Rev. Donald Sensing makes the interesting suggestion that a compromise be forwarded whereby homosexuals would be granted the capability of marriage, but marriage as a whole would be strengthened through tougher divorce laws. It's a possibility worth leaving open, I'd say, but until such time as it is suggested by the other side, I think my comment on Sensing's site is about as far as it is worth pondering it:

It's an interesting suggestion, this of making more-stringent divorce laws a condition for gay marriage. But who, exactly, would be doing the trading? I could see, perhaps, if the Andrew Sullivans of the country came forward and declared that they would throw their support behind a new marriage regime that granted gays marriage rights while making divorce a more difficult and painful procedure. Hey, throw in an adultery clause, and the equation becomes such that social conservatives (even Catholics, such as myself) might find the scales of evils tipping toward a different "lesser" (away from the current "lesser" of expanding the federal government to cover marriage).

Such an arrangement would (at first glance) make the best of the reality of homosexuality, strengthen marriage among heterosexuals, and completely undermine the certain danger of marriages of convenience. One wonders why Sullivan hasn't made such suggestions — rather than shifting into a snide, dismissive tone — in order to address the legitimate concerns of those who disagree with him.

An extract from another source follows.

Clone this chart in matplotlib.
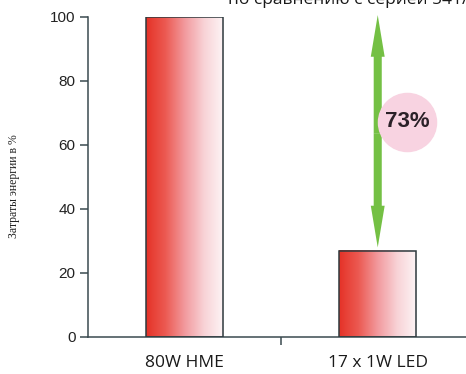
import matplotlib
matplotlib.use("Agg")
import matplotlib.pyplot as plt
import numpy as np
from matplotlib.colors import LinearSegmentedColormap

# данные
categories = ["80W HME", "17 x 1W LED"]
values = [100, 27]
saving_label = "73%"
y_ticks = [0, 20, 40, 60, 80, 100]
title_text = "по сравнению с серией 541/8"
ylabel_text = "Затраты энергии в %"

W, H = 466, 374
fig = plt.figure(figsize=(W / 100, H / 100), dpi=100)
ax = fig.add_axes([88 / W, 37 / H, (W - 88) / W, (337 - 17) / H])

bar_w = 0.40
cmap = LinearSegmentedColormap.from_list(
    "grad", ["#e53227", "#ec5a52", "#f29a9e", "#f8d3d7", "#fdf5f6"])
grad = np.linspace(0, 1, 256).reshape(1, -1)

x = np.arange(len(categories))
for xi, v in zip(x, values):
    ax.imshow(grad, cmap=cmap, aspect="auto", zorder=2,
              extent=(xi - bar_w / 2, xi + bar_w / 2, 0, v))
    ax.bar(xi, v, width=bar_w, facecolor="none", edgecolor="#2e3a3e",
           linewidth=1.1, zorder=3)

ax.set_xlim(-0.5, 1.457)
ax.set_ylim(0, 100)

# стрелка разницы: две половинки от середины
mid = (values[0] + values[1]) / 2
astyle = "simple,head_length=30,head_width=10,tail_width=5.8"
for end in (values[0] + 0.6, values[1] + 1.0):
    ax.annotate("", xy=(x[1], end), xytext=(x[1], mid),
                arrowprops=dict(arrowstyle=astyle, mutation_scale=1,
                                color="#74c044", lw=0, shrinkA=0, shrinkB=0),
                annotation_clip=False, zorder=4)

# кружок с процентом
cx, cy = x[1] + 0.152, 67.2
ax.scatter([cx], [cy], s=1750, color="#f8d3e1", zorder=5, clip_on=False)
ax.text(cx, cy, saving_label, ha="center", va="center", fontsize=16,
        fontweight="bold", color="#2b2128", family="Liberation Sans", zorder=6)

ax.set_yticks(y_ticks)
ax.set_yticklabels([str(t) for t in y_ticks], family="Liberation Sans",
                   fontsize=11, color="#222222")
ax.set_xticks([0.5])
ax.set_xticklabels([""])
ax.tick_params(axis="both", length=6, width=1.1, color="#3a4a50", direction="out")
ax.tick_params(axis="y", pad=3)

for cat, xi in zip(categories, x):
    ax.text(xi, -8.0, cat, ha="center", va="center", fontsize=12.5,
            family="Open Sans", color="#1a1a1a", clip_on=False)

for s in ["top", "right"]:
    ax.spines[s].set_visible(False)
for s in ["left", "bottom"]:
    ax.spines[s].set_color("#3a4a50")
    ax.spines[s].set_linewidth(1.1)

fig.text(14 / W, 1 - 186 / H, ylabel_text, rotation=90, ha="center",
         va="center", fontsize=8.5, family="Liberation Serif", color="#222222")
fig.text(228 / W, 1 - 4 / H, title_text, ha="left", va="baseline",
         fontsize=12.5, family="Open Sans", color="#1a1a1a")

fig.savefig("out.png", dpi=100)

I think the naked unlikelihood of enacting adultery laws in the current environment — much less with homosexual groups' support — points to the reason. Even the most conservative of gay marriage advocates (at least whom I've read) want gay marriage according to a liberalized definition of marriage. Many more want it merely as a new form of entitlement. Still others want it as a means to abolish traditional views of sexual relationships.

The bottom line is that the impetus for the push for gay marriage does not come from a conservative, traditional longing for "a normal family." It may, for a minority of homosexuals, but I suspect that such people would be the sort to give some consideration of the arguments against gay marriage, anyway. Much more of the movement's support comes from those who see it, in some degree, as a further step toward the liberalization of sexual mores.